Ferry and her attorneys — David Moen and Roger G. Brown, of Jefferson City, and Dennis Egan, of Kansas City — complicated the question of what constitutes a data breach by highlighting that there is not an explicit school district policy against transferring files to a personal account.
"I didn't need to get permission. It was a common practice," Ferry said.
Her attorneys called witnesses to also support the claim that such transfers of files were common practice among JCPS employees, and that other file transfer cybersecurity risks remain — such as through the use of personal Apple IDs on iPads that were provided by the district, or through the district sharing information with its attorneys.
In cross-examination by Moen, Dawn Berhorst, who is the JCPS director of student information, planning and assessment, said the district is investigating the claim that hundreds of district staff have done the same kind of file transferring as Ferry.
Berhorst said Google retains records of file transfers for 180 days; the district has examined 12 days' worth of data.
Within those 12 days, Berhorst said four staff members shared four files that need further investigation to see if there was a legitimate educational purpose for the transfers.
Berhorst said those staff members have not been spoken with.
Ferry said she could have copied the data she did in other ways, but "the most efficient way" was the way she did it — printing, downloading or otherwise being more selective about what she copied could have taken a year to complete.
The method Ferry used — the Google Takeout app, which lets users have a copy of their data available outside of a Google system, such as JCPS' — she said was an all-or-nothing approach, that did not weed out files that could have contained student information.

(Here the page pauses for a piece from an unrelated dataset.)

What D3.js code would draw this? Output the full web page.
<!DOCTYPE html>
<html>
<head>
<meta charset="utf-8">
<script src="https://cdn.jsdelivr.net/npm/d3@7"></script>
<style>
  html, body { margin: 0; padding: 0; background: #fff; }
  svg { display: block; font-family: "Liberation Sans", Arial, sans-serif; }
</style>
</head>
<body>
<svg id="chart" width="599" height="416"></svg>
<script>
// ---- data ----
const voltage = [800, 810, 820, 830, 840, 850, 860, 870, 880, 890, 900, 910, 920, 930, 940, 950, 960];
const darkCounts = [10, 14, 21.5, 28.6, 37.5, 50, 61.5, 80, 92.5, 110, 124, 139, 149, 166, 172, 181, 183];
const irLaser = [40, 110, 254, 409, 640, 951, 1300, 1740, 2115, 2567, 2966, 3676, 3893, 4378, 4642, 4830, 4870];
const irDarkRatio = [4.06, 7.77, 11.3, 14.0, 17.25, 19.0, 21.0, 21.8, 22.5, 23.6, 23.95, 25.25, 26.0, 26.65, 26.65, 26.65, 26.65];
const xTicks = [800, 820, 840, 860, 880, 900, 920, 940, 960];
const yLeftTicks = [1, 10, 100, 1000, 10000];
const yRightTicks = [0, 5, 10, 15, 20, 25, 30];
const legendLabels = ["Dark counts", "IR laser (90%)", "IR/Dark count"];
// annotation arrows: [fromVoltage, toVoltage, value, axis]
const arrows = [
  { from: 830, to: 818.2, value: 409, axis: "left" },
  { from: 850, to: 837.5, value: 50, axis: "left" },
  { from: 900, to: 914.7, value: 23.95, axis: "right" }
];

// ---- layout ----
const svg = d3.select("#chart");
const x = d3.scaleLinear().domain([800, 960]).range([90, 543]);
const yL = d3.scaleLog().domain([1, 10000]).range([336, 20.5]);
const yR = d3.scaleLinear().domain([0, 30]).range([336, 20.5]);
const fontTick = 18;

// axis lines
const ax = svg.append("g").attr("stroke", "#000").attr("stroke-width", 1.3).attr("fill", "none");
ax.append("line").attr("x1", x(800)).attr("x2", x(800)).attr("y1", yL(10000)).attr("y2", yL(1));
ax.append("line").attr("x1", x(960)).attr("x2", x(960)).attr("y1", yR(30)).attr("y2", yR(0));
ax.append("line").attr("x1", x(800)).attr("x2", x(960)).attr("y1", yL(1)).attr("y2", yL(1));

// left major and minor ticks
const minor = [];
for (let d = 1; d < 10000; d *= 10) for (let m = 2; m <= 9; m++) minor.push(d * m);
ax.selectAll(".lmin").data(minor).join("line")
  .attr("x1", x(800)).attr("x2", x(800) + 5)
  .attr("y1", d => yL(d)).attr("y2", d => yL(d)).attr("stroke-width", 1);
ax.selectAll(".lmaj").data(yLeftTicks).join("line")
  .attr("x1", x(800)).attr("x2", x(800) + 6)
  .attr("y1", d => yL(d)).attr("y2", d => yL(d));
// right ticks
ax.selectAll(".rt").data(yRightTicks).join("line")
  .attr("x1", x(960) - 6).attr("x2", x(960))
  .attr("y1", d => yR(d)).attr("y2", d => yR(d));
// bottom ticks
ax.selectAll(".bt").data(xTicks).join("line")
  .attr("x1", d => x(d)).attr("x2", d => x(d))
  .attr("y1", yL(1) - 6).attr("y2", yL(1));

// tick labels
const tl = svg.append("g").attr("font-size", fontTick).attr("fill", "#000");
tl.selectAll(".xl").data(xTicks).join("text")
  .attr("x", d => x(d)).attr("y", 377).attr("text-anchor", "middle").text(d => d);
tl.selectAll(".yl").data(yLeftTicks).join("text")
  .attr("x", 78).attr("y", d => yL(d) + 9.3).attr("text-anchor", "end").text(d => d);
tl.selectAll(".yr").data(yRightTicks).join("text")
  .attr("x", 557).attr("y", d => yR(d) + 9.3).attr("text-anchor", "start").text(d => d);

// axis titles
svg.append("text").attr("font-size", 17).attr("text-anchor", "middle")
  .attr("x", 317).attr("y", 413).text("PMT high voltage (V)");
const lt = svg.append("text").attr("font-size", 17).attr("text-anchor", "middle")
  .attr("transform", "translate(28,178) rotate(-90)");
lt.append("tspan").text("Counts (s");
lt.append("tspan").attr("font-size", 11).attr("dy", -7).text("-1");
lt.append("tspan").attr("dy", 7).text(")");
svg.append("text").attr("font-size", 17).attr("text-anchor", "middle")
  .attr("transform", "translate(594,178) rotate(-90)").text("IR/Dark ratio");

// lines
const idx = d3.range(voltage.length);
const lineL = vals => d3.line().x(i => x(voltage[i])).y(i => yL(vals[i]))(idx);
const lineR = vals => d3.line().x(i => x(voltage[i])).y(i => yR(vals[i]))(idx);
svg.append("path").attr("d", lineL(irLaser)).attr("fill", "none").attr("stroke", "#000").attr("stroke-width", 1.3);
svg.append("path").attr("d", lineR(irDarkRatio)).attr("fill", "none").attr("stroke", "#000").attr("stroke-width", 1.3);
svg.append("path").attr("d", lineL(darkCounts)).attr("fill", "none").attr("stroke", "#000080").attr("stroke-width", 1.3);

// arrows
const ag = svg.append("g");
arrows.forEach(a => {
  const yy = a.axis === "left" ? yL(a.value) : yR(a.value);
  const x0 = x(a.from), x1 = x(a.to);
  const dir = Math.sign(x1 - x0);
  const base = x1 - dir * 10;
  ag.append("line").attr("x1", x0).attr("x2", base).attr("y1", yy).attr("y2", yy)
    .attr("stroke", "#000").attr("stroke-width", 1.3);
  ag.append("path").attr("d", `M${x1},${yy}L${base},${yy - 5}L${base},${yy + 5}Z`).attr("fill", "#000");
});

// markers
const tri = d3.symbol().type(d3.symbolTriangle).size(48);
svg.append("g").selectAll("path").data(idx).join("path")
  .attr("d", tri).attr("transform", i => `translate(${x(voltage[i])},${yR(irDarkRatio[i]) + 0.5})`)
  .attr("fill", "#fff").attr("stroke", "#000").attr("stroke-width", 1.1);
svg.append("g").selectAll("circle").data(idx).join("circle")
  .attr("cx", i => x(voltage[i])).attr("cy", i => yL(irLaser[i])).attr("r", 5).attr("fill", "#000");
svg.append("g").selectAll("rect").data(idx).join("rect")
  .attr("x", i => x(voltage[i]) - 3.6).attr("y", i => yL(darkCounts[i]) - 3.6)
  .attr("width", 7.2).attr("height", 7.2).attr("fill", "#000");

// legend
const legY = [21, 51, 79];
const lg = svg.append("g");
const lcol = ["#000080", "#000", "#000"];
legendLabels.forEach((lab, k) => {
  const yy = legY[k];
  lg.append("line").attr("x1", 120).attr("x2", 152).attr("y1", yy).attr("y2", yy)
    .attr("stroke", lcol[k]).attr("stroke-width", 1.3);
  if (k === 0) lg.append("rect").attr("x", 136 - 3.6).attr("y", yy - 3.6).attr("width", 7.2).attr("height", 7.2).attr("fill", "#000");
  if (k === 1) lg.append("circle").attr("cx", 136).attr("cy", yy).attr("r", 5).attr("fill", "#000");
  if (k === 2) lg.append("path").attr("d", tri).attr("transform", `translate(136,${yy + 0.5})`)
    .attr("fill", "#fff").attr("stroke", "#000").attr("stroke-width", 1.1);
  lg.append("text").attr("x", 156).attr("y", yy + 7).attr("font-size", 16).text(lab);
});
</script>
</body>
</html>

Out of about 58,000 files available to Ferry in her work account, Berhorst said Ferry transferred 19,871.
Those 19,871 files included 3,636 instances of personally identifiable information, which impacted 1,304 students — though that does not include all parents who received notice under the federal Family Educational Rights and Privacy Act, or FERPA.
Berhorst said remote access to JCPS' Google system has been cut off, which is an inconvenience to staff. However, she said it is something that will prevent future file transfers of the type Ferry did.
Berhorst acknowledged "there's no direct language" about a prohibition of transferring district files to a personal account, but that's covered by references in board policies.
She said it is appropriate, for example, for a staff member to have student data such as a picture of a class' student roster with basic information on a personal device, "to be able to respond in an emergency" — if that's the actual purpose of having that data.
She also said the district has to rely on trusting its staff and their training to make professional judgments that protect students' privacy, given how often technology or ways of doing things change.
As part of the termination hearing, another key issue the board will have to decide is whether Ferry should be disciplined for violating the directives given to her by JCPS' human resources director Shelby Scarbrough: not to contact other employees about her being placed on administrative leave; return district devices in her possession; and not be on district property.
Ferry acknowledged she agreed to follow district policies and administrators' directives as part of her employment and as a condition of her administrative leave, but she interpreted the directives as giving her some flexibility.
Ferry thought is was her right to text several staff members after she was placed on administrative leave, and she also thought it was her right to be on district property on multiple occasions for her grandchildren's events, such as assemblies, track meets and concerts.
As for not returning several district devices as requested, Ferry's attorney Egan testified her counsel advised her to give the devices to them, saying they had a right to preserve potential evidence for their client's lawsuit, and they would protect any confidential information contained in it.
"Maybe (her attorneys) were wrong, but she wasn't," Moen argued in his closing statement of Ferry following the advice of her attorneys Brown and Egan.
With the exceptions of Ferry's attorneys, witnesses who testified at Wednesday's hearing had to remain out of the auditorium at the Miller Performing Arts Center until they were called in to testify.
Linthacum was not present for most of the proceedings, as he was one of the last few witnesses who testified. As part of that testimony, he said he has distanced himself from Ferry's disciplinary proceeding.
The district's Statement of Charges against Ferry in support of termination was signed off on by JCPS' Chief of Learning Brian Shindorf, and Shindorf sat on the stage with EdCounsel's attorneys.
Ferry should know by the end of the month whether the board has terminated her employment; the board had 10 days to receive the hearing transcript from the court reporter, a further seven days to review the transcript, and a further three days to give notice to counsel of a decision.
The trial in Ferry's employment discrimination lawsuit against JCPS is scheduled to start Nov. 12, according to online court records. It was rescheduled from February because Brown was out of the country at the time.
Statements made by attorneys in deposition and correspondence indicate the district's counsel has at least considered criminal liability against Ferry, and that Ferry's attorneys have considered the possibility of further legal action against the district.